The task: Scan the entries below. List each line with "Give".

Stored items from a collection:
-=-=-

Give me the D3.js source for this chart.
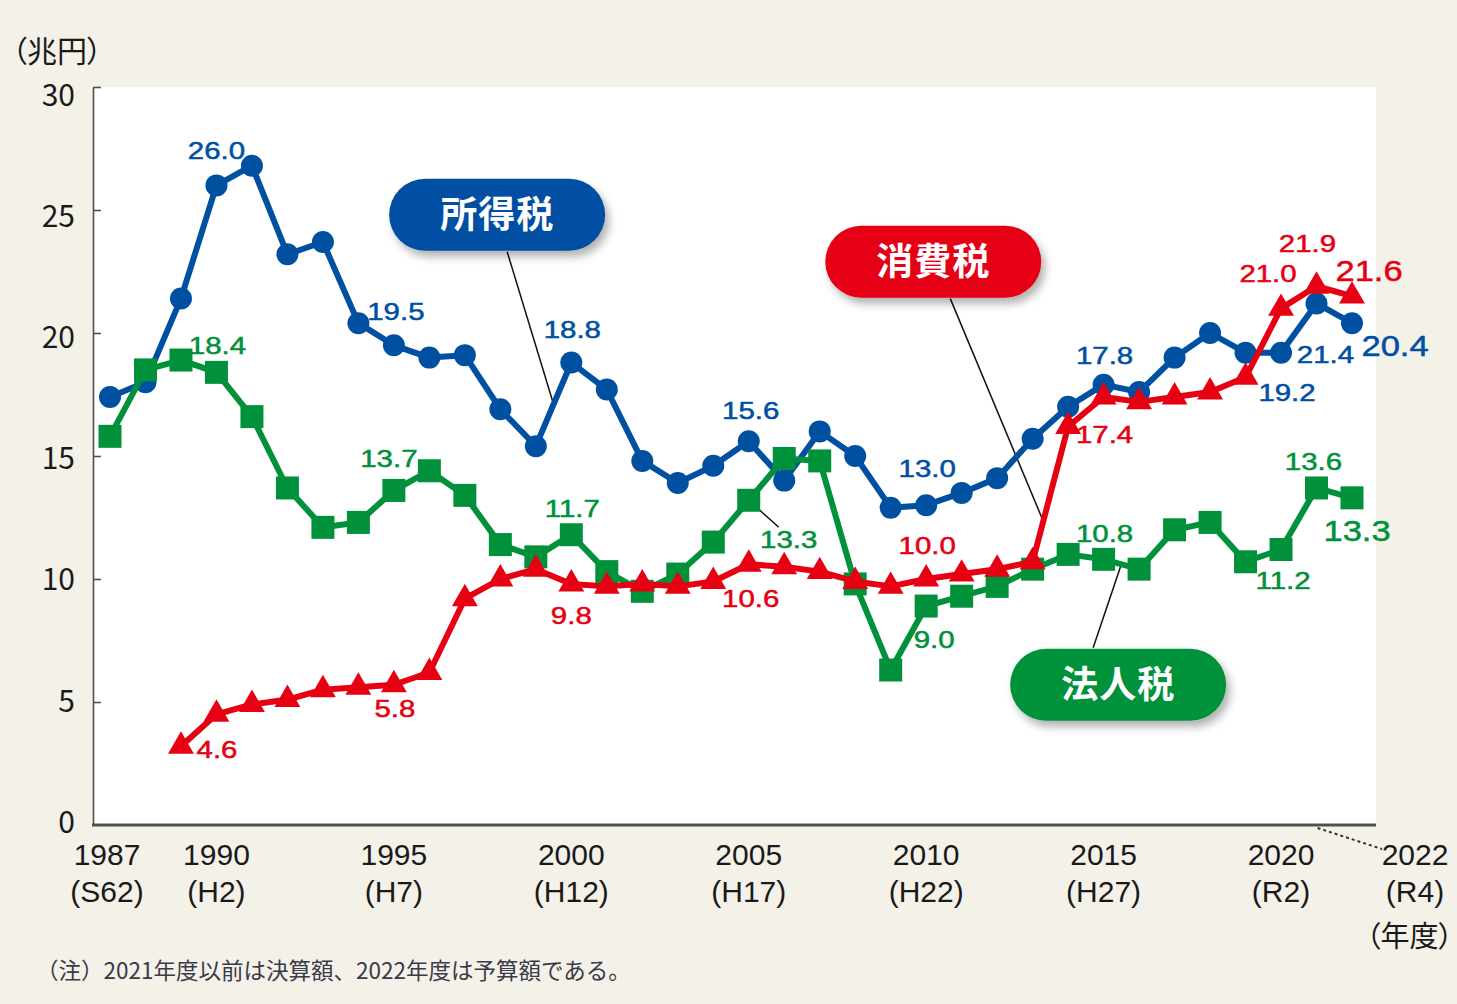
<!DOCTYPE html>
<html><head><meta charset="utf-8">
<script src="https://cdn.jsdelivr.net/npm/d3@7"></script>
<style>
body{margin:0;background:#f4f1e9;}
svg{display:block}
.cjk{font-family:"Noto Sans CJK JP","Noto Sans",sans-serif;}
.lat{font-family:"Liberation Sans",Arial,sans-serif;}
</style></head><body>
<svg id="c" width="1457" height="1004"></svg>
<script>
// ---------------- DATA ----------------
const years = d3.range(1987, 2023);
const incomeTax = [17.4, 18.0, 21.4, 26.0, 26.8, 23.2, 23.7, 20.4, 19.5, 19.0, 19.1, 16.9, 15.4,
  18.8, 17.7, 14.8, 13.9, 14.6, 15.6, 14.0, 16.0, 15.0, 12.9, 13.0, 13.5, 14.1, 15.7, 17.0,
  17.9, 17.6, 19.0, 20.0, 19.2, 19.2, 21.2, 20.4];
const corporateTax = [15.8, 18.5, 18.9, 18.4, 16.6, 13.7, 12.1, 12.3, 13.6, 14.4, 13.4, 11.4, 10.9,
  11.8, 10.3, 9.5, 10.2, 11.5, 13.2, 14.9, 14.8, 9.8, 6.3, 8.9, 9.3, 9.7, 10.4, 11.0,
  10.8, 10.4, 12.0, 12.3, 10.7, 11.2, 13.7, 13.3];
const consumptionYears = d3.range(1989, 2023);
const consumptionTax = [3.2, 4.5, 4.9, 5.1, 5.5, 5.6, 5.7, 6.2, 9.2, 10.0, 10.4,
  9.8, 9.7, 9.8, 9.7, 9.9, 10.6, 10.5, 10.3, 9.9, 9.7, 10.0, 10.2, 10.4, 10.7, 16.2,
  17.4, 17.2, 17.4, 17.6, 18.2, 21.0, 21.9, 21.5];

const xTickYears = [1987, 1990, 1995, 2000, 2005, 2010, 2015, 2020, 2022];
const xTickEras = ["(S62)", "(H2)", "(H7)", "(H12)", "(H17)", "(H22)", "(H27)", "(R2)", "(R4)"];
const yTicks = [0, 5, 10, 15, 20, 25, 30];

const seriesNames = ["所得税", "法人税", "消費税"];
const unitLabel = "（兆円）";
const yearUnitLabel = "（年度）";
const footnote = "（注）2021年度以前は決算額、2022年度は予算額である。";

// value labels: [year, text]
const incomeLabels = [[1990,"26.0"],[1995,"19.5"],[2000,"18.8"],[2005,"15.6"],[2010,"13.0"],
  [2015,"17.8"],[2020,"19.2"],[2021,"21.4"],[2022,"20.4"]];
const corporateLabels = [[1990,"18.4"],[1995,"13.7"],[2000,"11.7"],[2005,"13.3"],[2010,"9.0"],
  [2015,"10.8"],[2020,"11.2"],[2021,"13.6"],[2022,"13.3"]];
const consumptionLabels = [[1989,"4.6"],[1995,"5.8"],[2000,"9.8"],[2005,"10.6"],[2010,"10.0"],
  [2015,"17.4"],[2020,"21.0"],[2021,"21.9"],[2022,"21.6"]];

// ---------------- LAYOUT / STYLE ----------------
const W = 1457, H = 1004;
const plot = {left: 93, right: 1376, top: 87, bottom: 825};
const colors = {income: "#0050a2", corporate: "#00913a", consumption: "#e60012"};
const axisColor = "#505050";
const textColor = "#1a1a1a";

// label placement offsets (px) relative to point: dx, dy(baseline), big?
const incomeLabelPos = {1990:[0,-26], 1995:[2,-25], 2000:[1,-25], 2005:[2,-22], 2010:[1,-28],
  2015:[1,-21], 2020:[6,48], 2021:[9,60], 2022:[43,33,true]};
const corporateLabelPos = {1990:[1,-18], 1995:[-5,-23], 2000:[1,-18], 2005:[40,48], 2010:[8,42],
  2015:[1,-17], 2020:[2,40], 2021:[-3,-18], 2022:[5,43,true]};
const consumptionLabelPos = {1989:[36,12], 1995:[1,32], 2000:[0,40], 2005:[2,43], 2010:[1,-25],
  2015:[1,46], 2020:[-13,-26], 2021:[-9,-34], 2022:[17,-15,true]};

const svg = d3.select("#c");

const xs = d3.scaleLinear().domain([1987, 2022]).range([110, 1352]);
const ys = d3.scaleLinear().domain([0, 30]).range([plot.bottom, plot.top]);
const yLab = d3.scaleLinear().domain([0, 30]).range([822, 95]);

// background
svg.append("rect").attr("width", W).attr("height", H).attr("fill", "#f4f1e9");
svg.append("rect").attr("x", plot.left).attr("y", plot.top)
  .attr("width", plot.right - plot.left).attr("height", plot.bottom - plot.top).attr("fill", "#fff");

// filters
const defs = svg.append("defs");
const f = defs.append("filter").attr("id", "sh").attr("x", "-20%").attr("y", "-30%").attr("width", "140%").attr("height", "170%");
f.append("feDropShadow").attr("dx", 4).attr("dy", 6).attr("stdDeviation", 4)
  .attr("flood-color", "#000").attr("flood-opacity", 0.3);

// y axis
const yAxis = d3.axisLeft(ys).tickValues(yTicks.filter(d => d > 0)).tickSizeInner(-8).tickSizeOuter(0).tickFormat("");
const gy = svg.append("g").attr("transform", `translate(${plot.left},0)`).call(yAxis);
gy.select(".domain").attr("stroke", axisColor).attr("stroke-width", 1.6);
gy.selectAll(".tick line").attr("stroke", axisColor).attr("stroke-width", 1.6);

svg.append("g").selectAll("text").data(yTicks).join("text")
  .attr("class", "cjk")
  .attr("x", 75).attr("y", d => yLab(d)).attr("dy", "0.36em")
  .attr("text-anchor", "end").attr("font-size", 30).attr("fill", textColor)
  .text(d => d);

// x axis baseline
svg.append("line").attr("x1", plot.left - 1).attr("x2", plot.right).attr("y1", plot.bottom).attr("y2", plot.bottom)
  .attr("stroke", axisColor).attr("stroke-width", 3);

const xLabelShift = {1987: -3, 2022: 63};
const gx = svg.append("g").attr("class", "lat").attr("fill", textColor);
gx.selectAll("text.yr").data(xTickYears).join("text").attr("class", "yr")
  .attr("x", d => xs(d) + (xLabelShift[d] || 0)).attr("y", 865)
  .attr("text-anchor", "middle").attr("font-size", 30).text(d => d);
gx.selectAll("text.era").data(xTickYears).join("text").attr("class", "era")
  .attr("x", d => xs(d) + (xLabelShift[d] || 0)).attr("y", 902)
  .attr("text-anchor", "middle").attr("font-size", 30)
  .text((d, i) => xTickEras[i]);

// dotted leader to 2022 label
svg.append("line").attr("x1", xs(2021) + 1).attr("y1", 828).attr("x2", xs(2022) + 30).attr("y2", 849)
  .attr("stroke", "#333").attr("stroke-width", 2).attr("stroke-dasharray", "3,3");

// unit labels
svg.append("text").attr("class", "cjk").attr("x", 12).attr("y", 62).attr("font-size", 30)
  .attr("fill", textColor).style("font-feature-settings", "'palt'").text(unitLabel);
svg.append("text").attr("class", "cjk").attr("x", 1453).attr("y", 947).attr("font-size", 29)
  .attr("text-anchor", "end").attr("fill", textColor).style("font-feature-settings", "'palt'").text(yearUnitLabel);
svg.append("text").attr("class", "cjk").attr("x", 36).attr("y", 979).attr("font-size", 22.5)
  .attr("fill", "#3a3a48").text(footnote);

// ---------------- annotations (leader lines + pills) ----------------
function lerp(arr, yrs, yr) {
  const i = Math.floor(yr) - yrs[0], t = yr - Math.floor(yr);
  return arr[i] + (arr[i + 1] - arr[i]) * t;
}
const leaders = [
  {box: [1997.91, 24.81], target: [1999.5, lerp(incomeTax, years, 1999.5)], from: [10, 37]},
  {box: [2010.2, 22.9], target: [2013.3, lerp(consumptionTax, consumptionYears, 2013.3)], from: [17, 37]},
  {box: [2015.41, 5.7], target: [2015.5, lerp(corporateTax, years, 2015.5)], from: [-25, -37]},
];
const gLead = svg.append("g");
leaders.forEach(l => {
  gLead.append("line")
    .attr("x1", xs(l.box[0]) + l.from[0]).attr("y1", ys(l.box[1]) + l.from[1])
    .attr("x2", xs(l.target[0])).attr("y2", ys(l.target[1]))
    .attr("stroke", "#111").attr("stroke-width", 1.5);
});
// 13.3 leader
svg.append("line").attr("x1", xs(2005)).attr("y1", ys(corporateTax[years.indexOf(2005)]))
  .attr("x2", xs(2005) + 30).attr("y2", ys(corporateTax[years.indexOf(2005)]) + 27)
  .attr("stroke", "#111").attr("stroke-width", 1.5);

// ---------------- series ----------------
const line = d3.line().x(d => xs(d[0])).y(d => ys(d[1])).curve(d3.curveLinear);

function drawSeries(yrs, vals, color, shape) {
  const pts = yrs.map((y, i) => [y, vals[i]]);
  const g = svg.append("g");
  g.append("path").attr("d", line(pts)).attr("fill", "none").attr("stroke", color)
    .attr("stroke-width", 6).attr("stroke-linejoin", "round");
  const sym = d3.symbol().type(shape === "circle" ? d3.symbolCircle : shape === "square" ? d3.symbolSquare : d3.symbolTriangle)
    .size(shape === "circle" ? Math.PI * 11 * 11 : shape === "square" ? 23 * 23 : 290);
  g.selectAll("path.m").data(pts).join("path").attr("class", "m")
    .attr("transform", d => `translate(${xs(d[0])},${ys(d[1])})`)
    .attr("d", sym).attr("fill", color);
}
drawSeries(years, incomeTax, colors.income, "circle");
drawSeries(years, corporateTax, colors.corporate, "square");
drawSeries(consumptionYears, consumptionTax, colors.consumption, "triangle");

// ---------------- pills ----------------
const pillColors = [colors.income, colors.consumption, colors.corporate];
const pillNames = [seriesNames[0], seriesNames[2], seriesNames[1]];
leaders.forEach((l, i) => {
  const cx = xs(l.box[0]), cy = ys(l.box[1]);
  const g = svg.append("g").attr("transform", `translate(${cx},${cy})`);
  g.append("rect").attr("x", -108).attr("y", -36).attr("width", 216).attr("height", 72)
    .attr("rx", 36).attr("fill", pillColors[i]).attr("filter", "url(#sh)");
  g.append("text").attr("class", "cjk").attr("text-anchor", "middle").attr("y", 13)
    .attr("font-size", 37).attr("font-weight", 700).attr("fill", "#fff")
    .attr("letter-spacing", 1).text(pillNames[i]);
});

// ---------------- value labels ----------------
function drawLabels(yrs, vals, labels, pos, color) {
  const g = svg.append("g");
  labels.forEach(([yr, txt]) => {
    const v = vals[yrs.indexOf(yr)];
    const p = pos[yr];
    const big = !!p[2];
    g.append("text")
      .attr("transform", `translate(${xs(yr) + p[0]},${ys(v) + p[1]}) scale(${big ? 1.15 : 1.28},1)`)
      .attr("text-anchor", "middle")
      .attr("font-family", "'Liberation Sans', Arial, sans-serif")
      .attr("font-size", big ? 30 : 23)
      .attr("fill", color).attr("stroke", color).attr("stroke-width", 0.5)
      .text(txt);
  });
}
drawLabels(years, incomeTax, incomeLabels, incomeLabelPos, colors.income);
drawLabels(years, corporateTax, corporateLabels, corporateLabelPos, colors.corporate);
drawLabels(consumptionYears, consumptionTax, consumptionLabels, consumptionLabelPos, colors.consumption);
</script>
</body></html>
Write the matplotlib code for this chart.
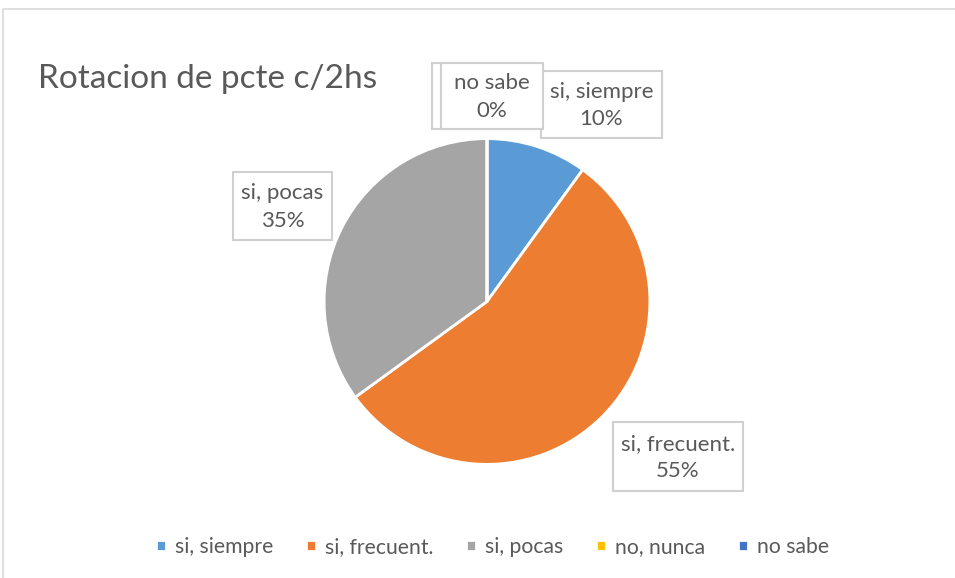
import matplotlib
matplotlib.use("Agg")
from matplotlib import pyplot as plt
from matplotlib.patches import Rectangle

# datos
categorias = ['si, siempre', 'si, frecuent.', 'si, pocas', 'no, nunca', 'no sabe']
valores = [10, 55, 35, 0, 0]
colores = ['#5B9BD5', '#ED7D31', '#A5A5A5', '#FFC000', '#4472C4']
titulo = 'Rotacion de pcte c/2hs'

# cajas de etiquetas (x0, y0, x1, y1 en pixeles desde arriba-izquierda)
# la de "no, nunca" queda tapada por la de "no sabe"
cajas = {
	'no, nunca': (432, 63, 533, 129),
	'no sabe': (441, 63, 543, 129),
	'si, siempre': (541, 71, 662, 138),
	'si, pocas': (233, 172, 332, 240),
	'si, frecuent.': (613, 422, 743, 491),
}
ocultas = ['no, nunca']

plt.rcParams['font.family'] = ['Lato', 'DejaVu Sans']
W, H = 955, 578
fig = plt.figure(figsize=(W / 100, H / 100), dpi=100)

# pie
cx, cy, r = 487, 301.5, 164.5
ax = fig.add_axes([(cx - r) / W, 1 - (cy + r) / H, 2 * r / W, 2 * r / H])
wedges, _ = ax.pie(valores, colors=colores, startangle=90, counterclock=False,
	radius=1, wedgeprops=dict(edgecolor='white', linewidth=2))
ax.set_xlim(-1.01, 1.01)
ax.set_ylim(-1.01, 1.01)
ax.set_aspect('equal')
ax.axis('off')

# capa superior en pixeles
ov = fig.add_axes([0, 0, 1, 1], zorder=5)
ov.set_xlim(0, W)
ov.set_ylim(H, 0)
ov.axis('off')
ov.patch.set_alpha(0)

# marco del grafico
ov.add_patch(Rectangle((3, 9), W + 10, H + 10, fill=False, edgecolor='#D9D9D9', linewidth=1.2))

ov.text(38, 79, titulo, fontsize=24, color='#595959', va='center', ha='left')

total = sum(valores)
for cat, val in zip(categorias, valores):
	x0, y0, x1, y1 = cajas[cat]
	ov.add_patch(Rectangle((x0, y0), x1 - x0, y1 - y0, facecolor='white',
		edgecolor='#D0D0D0', linewidth=1.5))
	if cat in ocultas:
		continue
	ov.text((x0 + x1) / 2, (y0 + y1) / 2 + 1, '%s\n%d%%' % (cat, round(val * 100 / total)),
		ha='center', va='center', fontsize=16, color='#595959', linespacing=1.45)

fig.legend(wedges, categorias, loc='center', bbox_to_anchor=(cx / W + 0.006, 1 - 547 / H),
	ncol=5, frameon=False, fontsize=15.2, handlelength=0.45, handleheight=0.45,
	handletextpad=0.45, columnspacing=1.55, labelcolor='#595959')

fig.savefig('out.png', dpi=100)
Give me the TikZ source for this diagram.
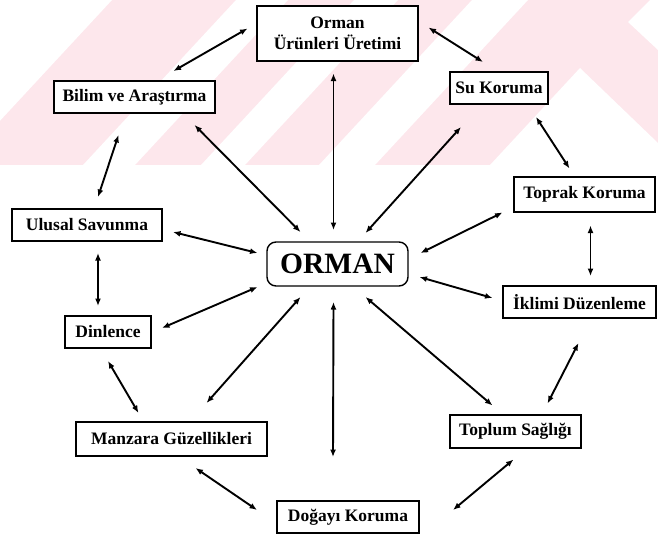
\documentclass[tikz,border=0pt]{standalone}
\usepackage{fontspec}
\setmainfont{Liberation Serif}
\usetikzlibrary{arrows.meta,calc}
\definecolor{wm}{RGB}{253,231,236}
\tikzset{
  box/.style={draw=black, line width=1.4pt, fill=white, inner sep=0pt,
    font=\fontsize{17.5}{21}\selectfont\bfseries, align=center},
  arr/.style={{Latex[length=7.5pt,width=6pt]}-{Latex[length=7.5pt,width=6pt]}, line width=1.9pt, black},
  stripe/.style={fill=white, draw=none}
}
\begin{document}
\begin{tikzpicture}[x=1pt,y=-1pt]
\useasboundingbox (0,0) rectangle (658,536);
\fill[white] (0,0) rectangle (658,536);
% watermark
\begin{scope}
  \clip (0,0) rectangle (658,165);
  \fill[wm] (0,0) rectangle (658,165);
  \fill[stripe] (-200,0) -- (112,0) -- (-41,165) -- (-353,165) -- cycle;
  \fill[stripe] (236,0) -- (288,0) -- (135,165) -- (83,165) -- cycle;
  \fill[stripe] (354,0) -- (398,0) -- (245,165) -- (201,165) -- cycle;
  \fill[stripe] (472,0) -- (528,0) -- (375,165) -- (319,165) -- cycle;
  \fill[stripe] (490,165) -- (580,68) -- (658,143) -- (658,165) -- cycle;
  \fill[stripe] (628,22) -- (650,0) -- (658,0) -- (658,50) -- cycle;
\end{scope}
% nodes
\node[box, minimum width=161pt, minimum height=55pt] (oru) at (337.5,33.5) {Orman\\Ürünleri Üretimi};
\node[box, minimum width=161pt, minimum height=32pt] (bil) at (134.5,97) {Bilim ve Araştırma};
\node[box, minimum width=98pt, minimum height=32pt] (su) at (499,88) {Su Koruma};
\node[box, minimum width=141pt, minimum height=35pt] (top) at (584.5,194.5) {Toprak Koruma};
\node[box, minimum width=153pt, minimum height=32pt] (ikl) at (579.5,302) {İklimi Düzenleme};
\node[box, minimum width=150pt, minimum height=32pt] (ulu) at (87,225) {Ulusal Savunma};
\node[box, minimum width=86pt, minimum height=32pt] (din) at (108,332) {Dinlence};
\node[box, rounded corners=9pt, minimum width=141pt, minimum height=44pt,
  font=\fontsize{29.5}{32}\selectfont\bfseries] (orm) at (337.5,264) {ORMAN};
\node[box, minimum width=191pt, minimum height=34pt] (man) at (171.5,439) {Manzara Güzellikleri};
\node[box, minimum width=131pt, minimum height=33pt] (topl) at (515.5,431.5) {Toplum Sağlığı};
\node[box, minimum width=142pt, minimum height=32pt] (dog) at (348,517) {Doğayı Koruma};
% connectors
\draw[arr] ($(oru)+(-90,-5)$) -- ($(bil)+(39,-26)$);
\draw[arr] ($(oru)+(91,-6)$) -- ($(su)+(-16,-26)$);
\draw[arr] ($(orm)+(-4,-34)$) -- ($(oru)+(-4,40)$);
\draw[arr] ($(bil)+(-16,38)$) -- ($(ulu)+(11,-28)$);
\draw[arr] ($(bil)+(60,28)$) -- ($(orm)+(-37,-32)$);
\draw[arr] ($(su)+(-38,39)$) -- ($(orm)+(28,-31)$);
\draw[arr] ($(su)+(37,29)$) -- ($(top)+(-15,-26)$);
\draw[arr] ($(top)+(-82,18)$) -- ($(orm)+(83,-11)$);
\draw[arr] ($(top)+(6,31)$) -- ($(ikl)+(11,-26)$);
\draw[arr] ($(orm)+(82,13)$) -- ($(ikl)+(-87,-4)$);
\draw[arr] ($(ulu)+(86,7)$) -- ($(orm)+(-80,-11)$);
\draw[arr] ($(ulu)+(11,28)$) -- ($(din)+(-10,-26)$);
\draw[arr] ($(din)+(54,-4)$) -- ($(orm)+(-80,23)$);
\draw[arr] ($(din)+(0,29)$) -- ($(man)+(-33,-26)$);
\draw[arr] ($(orm)+(-37,33)$) -- ($(man)+(35,-36)$);
\draw[arr] ($(orm)+(-4,38)$) -- ($(dog)+(-15,-60)$);
\draw[arr] ($(orm)+(28,33)$) -- ($(topl)+(-23,-26)$);
\draw[arr] ($(ikl)+(-1,41)$) -- ($(topl)+(32,-28)$);
\draw[arr] ($(man)+(24,29)$) -- ($(dog)+(-91,-7)$);
\draw[arr] ($(topl)+(-2,28)$) -- ($(dog)+(105,-7)$);
\end{tikzpicture}
\end{document}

-=-=-

Solution to this exercise:
Give me the D3.js source for this chart.
Give me the TikZ source for this diagram.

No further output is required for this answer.